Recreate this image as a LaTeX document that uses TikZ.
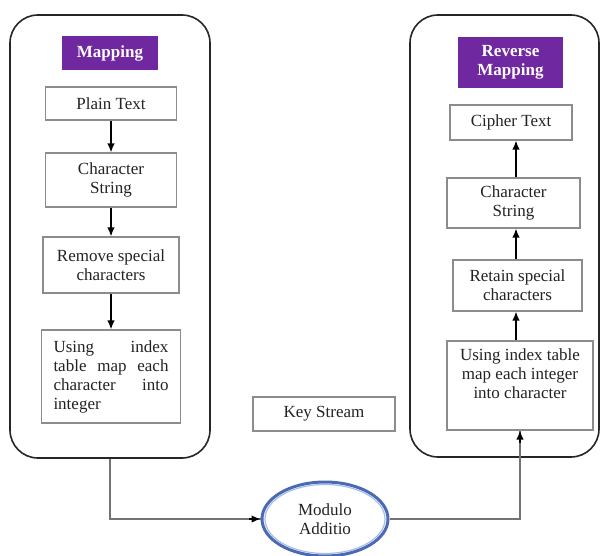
\documentclass[tikz,border=0pt]{standalone}
\usepackage{fontspec}
\setmainfont{Liberation Serif}
\usetikzlibrary{shapes.geometric,arrows.meta}
\definecolor{purp}{RGB}{112,40,160}
\definecolor{boxgray}{RGB}{140,140,140}
\definecolor{ellblue}{RGB}{75,105,180}
\definecolor{elllight}{RGB}{165,190,230}
\definecolor{txt}{RGB}{35,35,35}
\begin{document}
\begin{tikzpicture}[x=1pt,y=-1pt,
  font=\fontsize{17}{19}\selectfont,
  bigbox/.style={draw=black!85,line width=1.6pt,rounded corners=28pt,minimum width=#1},
  stepbox/.style={draw=boxgray,line width=1.2pt,fill=white,align=center,text=txt,inner sep=0pt},
  titlebox/.style={fill=purp,text=white,font=\fontsize{17}{19}\selectfont\bfseries,align=center,inner sep=0pt},
  arr/.style={draw=black,line width=1.3pt,-{Latex[length=9pt,width=7.5pt]}},
  conn/.style={draw=black!55,line width=1.6pt},
]
\useasboundingbox (0,0) rectangle (602,556);
% left group
\node[bigbox=200pt,minimum height=443pt] (bigL) at (110,236.5) {};
\node[titlebox,minimum width=96pt,minimum height=34pt] (mapL) at (110,53) {Mapping};
\node[stepbox,minimum width=131pt,minimum height=33pt] (plainL) at (111,103.5) {Plain Text};
\node[stepbox,minimum width=131pt,minimum height=54pt] (charL) at (111,180) {Character\\String};
\node[stepbox,minimum width=136pt,minimum height=56pt] (remL) at (111,265) {Remove special\\characters};
\node[stepbox,minimum width=139pt,minimum height=93pt,align=left] (useL) at (111,376.5)
  {\makebox[115pt][s]{Using index}\\\makebox[115pt][s]{table map each}\\\makebox[115pt][s]{character into}\\integer};
\draw[arr] (plainL.south) -- (plainL.south |- charL.north);
\draw[arr] (charL.south) -- (charL.south |- remL.north);
\draw[arr] (remL.south) -- (remL.south |- useL.north);
% key stream
\node[stepbox,minimum width=142pt,minimum height=34pt] (key) at (324,414) {Key Stream};
% ellipse
\node[ellipse,draw=ellblue,line width=3pt,fill=white,minimum width=126pt,minimum height=74pt,inner sep=0pt,align=center,text=txt] (ell) at (325,519) {Modulo\\Additio};
\draw[elllight,line width=1.2pt] (ell.center) ellipse [x radius=60pt,y radius=34.5pt];
% right group
\node[bigbox=189pt,minimum height=442pt] (bigR) at (504.5,236) {};
\node[titlebox,minimum width=105pt,minimum height=51pt] (mapR) at (510.5,62.5) {Reverse\\Mapping};
\node[stepbox,minimum width=122pt,minimum height=35pt] (cipher) at (511,122.5) {Cipher Text};
\node[stepbox,minimum width=133pt,minimum height=50pt] (charR) at (513.5,203) {Character\\String};
\node[stepbox,minimum width=129pt,minimum height=51pt] (retain) at (517.5,285.5) {Retain special\\characters};
\node[stepbox,minimum width=146pt,minimum height=89pt] (useR) at (520,385.5) {Using index table\\map each integer\\into character\\\strut};
\coordinate (upx) at (516,0);
\draw[arr] (upx |- charR.north) -- (upx |- cipher.south);
\draw[arr] (upx |- retain.north) -- (upx |- charR.south);
\draw[arr] (upx |- useR.north) -- (upx |- retain.south);
% connectors
\draw[conn] (bigL.south) |- (ell.west);
\draw[arr] ([xshift=-12pt]ell.west) -- (ell.west);
\draw[conn] (ell.east) -| (useR.south);
\draw[arr] ([yshift=-12pt]useR.south) -- (useR.south);
\end{tikzpicture}
\end{document}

++++++++++

◆ **Task description**:
Every line should be retyped exactly, with the pictures omitted.

◆ **Task response**:
Recreate this image as a LaTeX document that uses TikZ.
\documentclass[tikz,border=0pt]{standalone}
\usepackage{fontspec}
\setmainfont{Liberation Serif}
\usetikzlibrary{shapes.geometric,arrows.meta}
\definecolor{purp}{RGB}{112,40,160}
\definecolor{boxgray}{RGB}{140,140,140}
\definecolor{ellblue}{RGB}{75,105,180}
\definecolor{elllight}{RGB}{165,190,230}
\definecolor{txt}{RGB}{35,35,35}
\begin{document}
\begin{tikzpicture}[x=1pt,y=-1pt,
  font=\fontsize{17}{19}\selectfont,
  bigbox/.style={draw=black!85,line width=1.6pt,rounded corners=28pt,minimum width=#1},
  stepbox/.style={draw=boxgray,line width=1.2pt,fill=white,align=center,text=txt,inner sep=0pt},
  titlebox/.style={fill=purp,text=white,font=\fontsize{17}{19}\selectfont\bfseries,align=center,inner sep=0pt},
  arr/.style={draw=black,line width=1.3pt,-{Latex[length=9pt,width=7.5pt]}},
  conn/.style={draw=black!55,line width=1.6pt},
]
\useasboundingbox (0,0) rectangle (602,556);
% left group
\node[bigbox=200pt,minimum height=443pt] (bigL) at (110,236.5) {};
\node[titlebox,minimum width=96pt,minimum height=34pt] (mapL) at (110,53) {Mapping};
\node[stepbox,minimum width=131pt,minimum height=33pt] (plainL) at (111,103.5) {Plain Text};
\node[stepbox,minimum width=131pt,minimum height=54pt] (charL) at (111,180) {Character\\String};
\node[stepbox,minimum width=136pt,minimum height=56pt] (remL) at (111,265) {Remove special\\characters};
\node[stepbox,minimum width=139pt,minimum height=93pt,align=left] (useL) at (111,376.5)
  {\makebox[115pt][s]{Using index}\\\makebox[115pt][s]{table map each}\\\makebox[115pt][s]{character into}\\integer};
\draw[arr] (plainL.south) -- (plainL.south |- charL.north);
\draw[arr] (charL.south) -- (charL.south |- remL.north);
\draw[arr] (remL.south) -- (remL.south |- useL.north);
% key stream
\node[stepbox,minimum width=142pt,minimum height=34pt] (key) at (324,414) {Key Stream};
% ellipse
\node[ellipse,draw=ellblue,line width=3pt,fill=white,minimum width=126pt,minimum height=74pt,inner sep=0pt,align=center,text=txt] (ell) at (325,519) {Modulo\\Additio};
\draw[elllight,line width=1.2pt] (ell.center) ellipse [x radius=60pt,y radius=34.5pt];
% right group
\node[bigbox=189pt,minimum height=442pt] (bigR) at (504.5,236) {};
\node[titlebox,minimum width=105pt,minimum height=51pt] (mapR) at (510.5,62.5) {Reverse\\Mapping};
\node[stepbox,minimum width=122pt,minimum height=35pt] (cipher) at (511,122.5) {Cipher Text};
\node[stepbox,minimum width=133pt,minimum height=50pt] (charR) at (513.5,203) {Character\\String};
\node[stepbox,minimum width=129pt,minimum height=51pt] (retain) at (517.5,285.5) {Retain special\\characters};
\node[stepbox,minimum width=146pt,minimum height=89pt] (useR) at (520,385.5) {Using index table\\map each integer\\into character\\\strut};
\coordinate (upx) at (516,0);
\draw[arr] (upx |- charR.north) -- (upx |- cipher.south);
\draw[arr] (upx |- retain.north) -- (upx |- charR.south);
\draw[arr] (upx |- useR.north) -- (upx |- retain.south);
% connectors
\draw[conn] (bigL.south) |- (ell.west);
\draw[arr] ([xshift=-12pt]ell.west) -- (ell.west);
\draw[conn] (ell.east) -| (useR.south);
\draw[arr] ([yshift=-12pt]useR.south) -- (useR.south);
\end{tikzpicture}
\end{document}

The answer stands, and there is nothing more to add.